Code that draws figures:
.....
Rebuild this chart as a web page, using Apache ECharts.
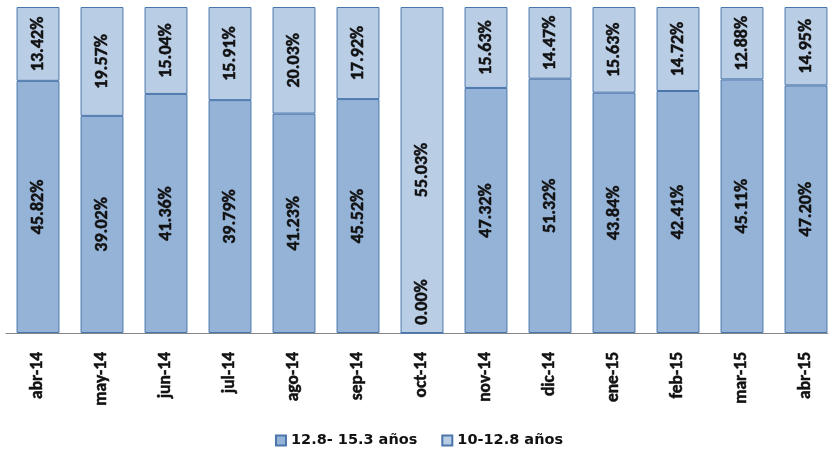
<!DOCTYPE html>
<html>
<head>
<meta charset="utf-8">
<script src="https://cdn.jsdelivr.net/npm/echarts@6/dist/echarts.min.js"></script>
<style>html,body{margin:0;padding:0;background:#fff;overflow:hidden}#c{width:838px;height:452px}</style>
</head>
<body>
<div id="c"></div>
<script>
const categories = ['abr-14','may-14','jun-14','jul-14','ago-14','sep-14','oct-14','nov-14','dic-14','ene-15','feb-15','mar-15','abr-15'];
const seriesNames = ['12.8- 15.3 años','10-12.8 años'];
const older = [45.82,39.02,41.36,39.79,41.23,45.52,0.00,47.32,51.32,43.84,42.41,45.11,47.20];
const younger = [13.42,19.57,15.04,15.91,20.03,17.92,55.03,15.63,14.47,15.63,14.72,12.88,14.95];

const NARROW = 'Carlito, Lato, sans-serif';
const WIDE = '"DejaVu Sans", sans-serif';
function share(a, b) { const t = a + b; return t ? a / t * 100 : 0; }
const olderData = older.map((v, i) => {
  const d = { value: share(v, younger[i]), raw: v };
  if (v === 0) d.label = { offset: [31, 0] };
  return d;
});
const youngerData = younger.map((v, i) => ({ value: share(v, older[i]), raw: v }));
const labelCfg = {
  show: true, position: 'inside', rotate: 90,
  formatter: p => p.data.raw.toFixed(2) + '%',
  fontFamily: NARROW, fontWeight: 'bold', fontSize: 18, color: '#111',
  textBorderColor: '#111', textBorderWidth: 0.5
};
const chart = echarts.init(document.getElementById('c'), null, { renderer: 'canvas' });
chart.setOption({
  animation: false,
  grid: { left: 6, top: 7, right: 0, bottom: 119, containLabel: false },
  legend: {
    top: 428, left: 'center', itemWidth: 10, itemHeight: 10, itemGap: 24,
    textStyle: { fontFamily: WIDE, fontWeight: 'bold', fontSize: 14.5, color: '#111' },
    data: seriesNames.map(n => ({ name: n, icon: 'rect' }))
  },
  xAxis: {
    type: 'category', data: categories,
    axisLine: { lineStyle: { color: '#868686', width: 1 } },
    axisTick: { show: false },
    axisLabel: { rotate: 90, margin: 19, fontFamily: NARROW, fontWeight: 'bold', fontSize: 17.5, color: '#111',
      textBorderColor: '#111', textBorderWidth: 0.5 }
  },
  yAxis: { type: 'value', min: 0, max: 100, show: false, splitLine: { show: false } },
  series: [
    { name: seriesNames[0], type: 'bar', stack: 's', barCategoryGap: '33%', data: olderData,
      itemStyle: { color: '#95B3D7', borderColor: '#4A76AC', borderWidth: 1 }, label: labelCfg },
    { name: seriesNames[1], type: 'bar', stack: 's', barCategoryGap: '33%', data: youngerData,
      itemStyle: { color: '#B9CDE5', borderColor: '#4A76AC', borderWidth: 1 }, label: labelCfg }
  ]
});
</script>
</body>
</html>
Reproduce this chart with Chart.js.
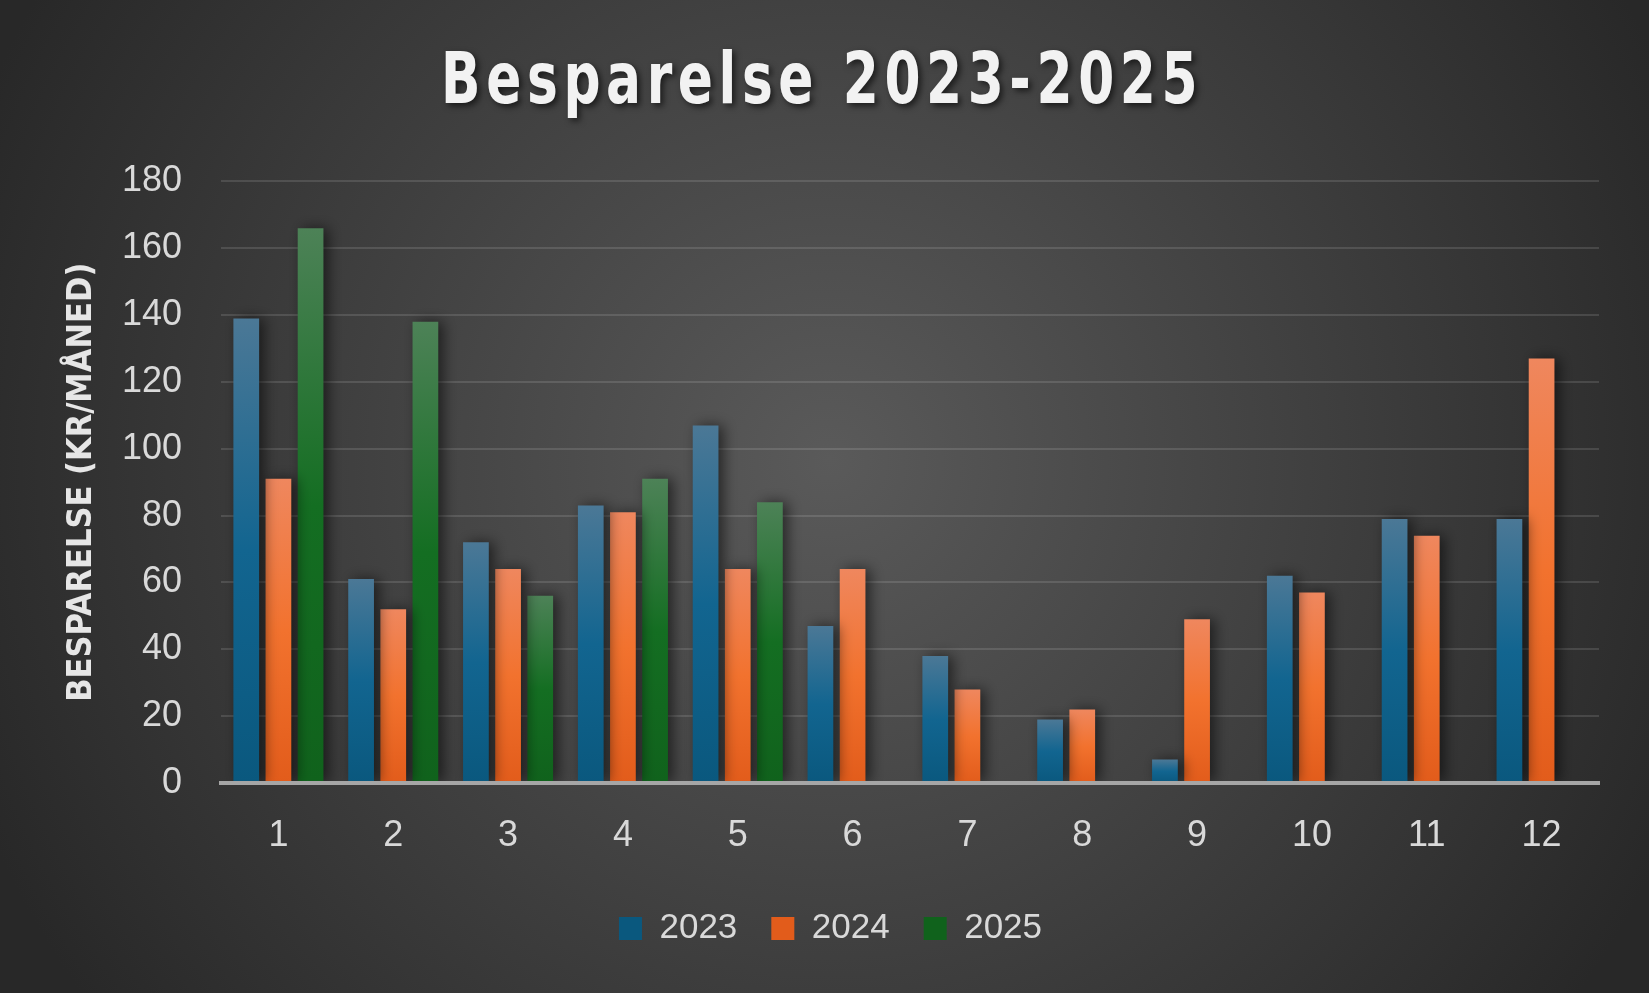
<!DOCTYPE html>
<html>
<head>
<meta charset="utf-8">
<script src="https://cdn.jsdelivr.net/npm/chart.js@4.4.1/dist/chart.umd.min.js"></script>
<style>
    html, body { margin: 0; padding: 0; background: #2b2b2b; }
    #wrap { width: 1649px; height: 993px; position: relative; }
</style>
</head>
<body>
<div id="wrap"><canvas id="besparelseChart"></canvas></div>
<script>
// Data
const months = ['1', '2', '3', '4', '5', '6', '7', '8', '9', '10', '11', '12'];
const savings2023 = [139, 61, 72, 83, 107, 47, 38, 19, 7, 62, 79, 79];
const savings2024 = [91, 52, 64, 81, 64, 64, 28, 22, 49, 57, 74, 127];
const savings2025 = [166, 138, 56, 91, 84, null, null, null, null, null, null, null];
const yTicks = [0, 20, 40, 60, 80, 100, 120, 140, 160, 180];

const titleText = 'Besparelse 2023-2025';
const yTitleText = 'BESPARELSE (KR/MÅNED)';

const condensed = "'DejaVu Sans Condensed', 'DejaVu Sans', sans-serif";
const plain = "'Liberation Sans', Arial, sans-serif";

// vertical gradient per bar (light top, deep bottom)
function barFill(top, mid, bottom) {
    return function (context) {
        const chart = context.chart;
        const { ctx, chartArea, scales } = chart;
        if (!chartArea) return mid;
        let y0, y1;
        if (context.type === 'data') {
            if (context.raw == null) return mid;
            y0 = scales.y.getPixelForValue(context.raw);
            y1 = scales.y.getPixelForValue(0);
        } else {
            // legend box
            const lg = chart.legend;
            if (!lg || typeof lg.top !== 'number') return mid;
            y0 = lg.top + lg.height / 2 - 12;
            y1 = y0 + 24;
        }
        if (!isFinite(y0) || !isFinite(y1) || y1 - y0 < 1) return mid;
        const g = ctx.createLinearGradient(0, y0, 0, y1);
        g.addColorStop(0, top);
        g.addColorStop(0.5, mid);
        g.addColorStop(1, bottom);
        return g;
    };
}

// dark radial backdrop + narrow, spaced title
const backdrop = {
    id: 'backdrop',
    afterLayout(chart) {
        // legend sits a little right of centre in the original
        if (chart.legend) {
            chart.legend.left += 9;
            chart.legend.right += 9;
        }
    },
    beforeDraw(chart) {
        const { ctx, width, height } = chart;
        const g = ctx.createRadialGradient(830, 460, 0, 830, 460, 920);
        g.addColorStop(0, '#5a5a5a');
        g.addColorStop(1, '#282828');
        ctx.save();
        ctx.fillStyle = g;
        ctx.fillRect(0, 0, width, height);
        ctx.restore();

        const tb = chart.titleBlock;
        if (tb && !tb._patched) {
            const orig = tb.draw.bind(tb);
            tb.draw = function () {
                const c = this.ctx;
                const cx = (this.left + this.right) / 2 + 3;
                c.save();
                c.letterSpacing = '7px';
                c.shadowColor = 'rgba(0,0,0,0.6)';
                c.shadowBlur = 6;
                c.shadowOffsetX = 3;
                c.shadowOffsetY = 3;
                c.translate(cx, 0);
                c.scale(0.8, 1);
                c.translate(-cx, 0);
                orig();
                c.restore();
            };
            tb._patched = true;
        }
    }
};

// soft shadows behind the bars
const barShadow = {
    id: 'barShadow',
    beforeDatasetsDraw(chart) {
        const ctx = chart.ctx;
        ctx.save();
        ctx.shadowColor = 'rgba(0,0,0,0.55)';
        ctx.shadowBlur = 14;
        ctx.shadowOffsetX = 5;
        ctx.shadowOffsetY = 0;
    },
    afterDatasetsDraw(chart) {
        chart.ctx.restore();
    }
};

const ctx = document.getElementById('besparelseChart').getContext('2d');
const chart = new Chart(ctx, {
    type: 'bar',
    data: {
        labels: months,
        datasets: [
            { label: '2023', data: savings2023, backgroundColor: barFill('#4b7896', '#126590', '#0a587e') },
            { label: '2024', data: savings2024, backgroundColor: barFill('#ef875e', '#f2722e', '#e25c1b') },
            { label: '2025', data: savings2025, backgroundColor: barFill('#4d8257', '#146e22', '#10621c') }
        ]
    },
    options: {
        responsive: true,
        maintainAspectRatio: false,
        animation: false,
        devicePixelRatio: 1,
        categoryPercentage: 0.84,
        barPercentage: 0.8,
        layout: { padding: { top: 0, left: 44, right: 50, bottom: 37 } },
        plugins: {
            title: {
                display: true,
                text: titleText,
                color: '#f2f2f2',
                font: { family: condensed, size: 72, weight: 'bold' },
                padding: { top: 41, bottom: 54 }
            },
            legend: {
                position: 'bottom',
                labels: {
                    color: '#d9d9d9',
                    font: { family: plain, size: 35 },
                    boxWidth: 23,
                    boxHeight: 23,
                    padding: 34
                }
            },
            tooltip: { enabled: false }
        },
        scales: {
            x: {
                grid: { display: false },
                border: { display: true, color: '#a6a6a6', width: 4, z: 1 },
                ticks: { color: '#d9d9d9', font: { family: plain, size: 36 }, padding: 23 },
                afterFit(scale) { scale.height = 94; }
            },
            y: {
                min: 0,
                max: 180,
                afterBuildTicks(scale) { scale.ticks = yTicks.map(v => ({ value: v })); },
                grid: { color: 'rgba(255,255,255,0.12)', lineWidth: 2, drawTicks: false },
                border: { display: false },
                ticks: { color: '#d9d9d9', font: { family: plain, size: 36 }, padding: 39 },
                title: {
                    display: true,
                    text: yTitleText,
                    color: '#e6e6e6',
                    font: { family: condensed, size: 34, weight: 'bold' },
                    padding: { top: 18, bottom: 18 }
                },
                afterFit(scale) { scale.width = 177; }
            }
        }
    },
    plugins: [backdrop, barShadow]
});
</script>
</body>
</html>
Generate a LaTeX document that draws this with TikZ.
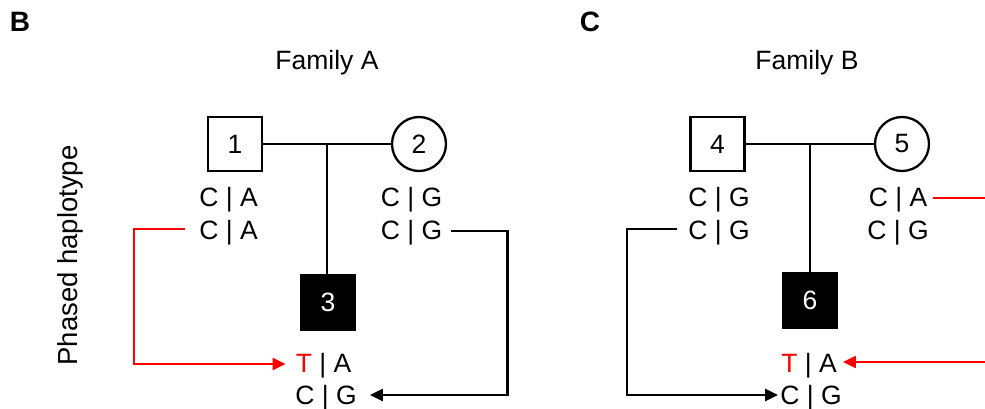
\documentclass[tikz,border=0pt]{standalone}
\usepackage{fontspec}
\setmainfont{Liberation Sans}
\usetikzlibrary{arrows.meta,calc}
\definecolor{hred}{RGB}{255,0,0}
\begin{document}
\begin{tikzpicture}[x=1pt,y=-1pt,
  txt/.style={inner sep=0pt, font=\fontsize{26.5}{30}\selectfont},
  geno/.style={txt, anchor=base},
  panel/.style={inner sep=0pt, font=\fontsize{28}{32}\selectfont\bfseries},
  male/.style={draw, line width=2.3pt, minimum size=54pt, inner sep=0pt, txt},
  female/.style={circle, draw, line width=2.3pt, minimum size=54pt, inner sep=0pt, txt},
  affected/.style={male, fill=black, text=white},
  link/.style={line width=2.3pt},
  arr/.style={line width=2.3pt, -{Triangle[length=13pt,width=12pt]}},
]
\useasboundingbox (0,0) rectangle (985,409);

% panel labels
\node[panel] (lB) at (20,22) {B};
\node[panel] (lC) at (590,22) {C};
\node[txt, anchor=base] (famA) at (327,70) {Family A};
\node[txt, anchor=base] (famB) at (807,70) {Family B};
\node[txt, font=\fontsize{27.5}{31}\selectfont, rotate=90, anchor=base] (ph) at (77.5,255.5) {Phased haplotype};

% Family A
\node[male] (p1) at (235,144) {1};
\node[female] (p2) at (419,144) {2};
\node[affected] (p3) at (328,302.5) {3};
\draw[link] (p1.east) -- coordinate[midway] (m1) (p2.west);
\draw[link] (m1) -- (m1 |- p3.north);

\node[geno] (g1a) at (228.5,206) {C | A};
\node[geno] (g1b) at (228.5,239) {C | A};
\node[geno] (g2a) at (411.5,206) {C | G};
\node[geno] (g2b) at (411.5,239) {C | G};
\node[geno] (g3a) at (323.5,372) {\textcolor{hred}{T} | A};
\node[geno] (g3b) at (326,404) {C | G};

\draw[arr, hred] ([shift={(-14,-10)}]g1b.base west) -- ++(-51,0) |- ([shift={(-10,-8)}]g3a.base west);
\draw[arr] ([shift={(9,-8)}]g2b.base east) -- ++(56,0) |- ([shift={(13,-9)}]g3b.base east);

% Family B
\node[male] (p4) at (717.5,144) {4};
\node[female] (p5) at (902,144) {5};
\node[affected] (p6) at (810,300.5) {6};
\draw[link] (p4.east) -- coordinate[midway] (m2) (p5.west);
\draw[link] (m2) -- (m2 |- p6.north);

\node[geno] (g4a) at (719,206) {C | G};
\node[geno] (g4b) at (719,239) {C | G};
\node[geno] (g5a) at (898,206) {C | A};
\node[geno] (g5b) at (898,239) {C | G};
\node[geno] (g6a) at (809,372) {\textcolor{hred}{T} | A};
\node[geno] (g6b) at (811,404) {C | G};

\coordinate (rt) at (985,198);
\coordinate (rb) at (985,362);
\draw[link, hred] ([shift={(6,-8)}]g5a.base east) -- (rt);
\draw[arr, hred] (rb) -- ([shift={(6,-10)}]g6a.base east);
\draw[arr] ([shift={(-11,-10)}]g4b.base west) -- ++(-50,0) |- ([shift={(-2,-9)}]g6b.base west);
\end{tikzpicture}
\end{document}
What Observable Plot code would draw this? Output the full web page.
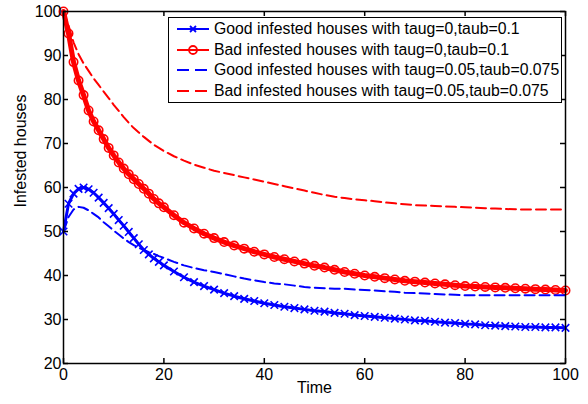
.....
Aim of the exercise – Copy nothing but the lines above from the one with "Generate a LaTeX" to the one with "east) -- ++(56,0)", inclusive, word for word. Leave every picture out.

Output for this exercise –
Generate a LaTeX document that draws this with TikZ.
\documentclass[tikz,border=0pt]{standalone}
\usepackage{fontspec}
\setmainfont{Liberation Sans}
\usetikzlibrary{arrows.meta,calc}
\definecolor{hred}{RGB}{255,0,0}
\begin{document}
\begin{tikzpicture}[x=1pt,y=-1pt,
  txt/.style={inner sep=0pt, font=\fontsize{26.5}{30}\selectfont},
  geno/.style={txt, anchor=base},
  panel/.style={inner sep=0pt, font=\fontsize{28}{32}\selectfont\bfseries},
  male/.style={draw, line width=2.3pt, minimum size=54pt, inner sep=0pt, txt},
  female/.style={circle, draw, line width=2.3pt, minimum size=54pt, inner sep=0pt, txt},
  affected/.style={male, fill=black, text=white},
  link/.style={line width=2.3pt},
  arr/.style={line width=2.3pt, -{Triangle[length=13pt,width=12pt]}},
]
\useasboundingbox (0,0) rectangle (985,409);

% panel labels
\node[panel] (lB) at (20,22) {B};
\node[panel] (lC) at (590,22) {C};
\node[txt, anchor=base] (famA) at (327,70) {Family A};
\node[txt, anchor=base] (famB) at (807,70) {Family B};
\node[txt, font=\fontsize{27.5}{31}\selectfont, rotate=90, anchor=base] (ph) at (77.5,255.5) {Phased haplotype};

% Family A
\node[male] (p1) at (235,144) {1};
\node[female] (p2) at (419,144) {2};
\node[affected] (p3) at (328,302.5) {3};
\draw[link] (p1.east) -- coordinate[midway] (m1) (p2.west);
\draw[link] (m1) -- (m1 |- p3.north);

\node[geno] (g1a) at (228.5,206) {C | A};
\node[geno] (g1b) at (228.5,239) {C | A};
\node[geno] (g2a) at (411.5,206) {C | G};
\node[geno] (g2b) at (411.5,239) {C | G};
\node[geno] (g3a) at (323.5,372) {\textcolor{hred}{T} | A};
\node[geno] (g3b) at (326,404) {C | G};

\draw[arr, hred] ([shift={(-14,-10)}]g1b.base west) -- ++(-51,0) |- ([shift={(-10,-8)}]g3a.base west);
\draw[arr] ([shift={(9,-8)}]g2b.base east) -- ++(56,0) |- ([shift={(13,-9)}]g3b.base east);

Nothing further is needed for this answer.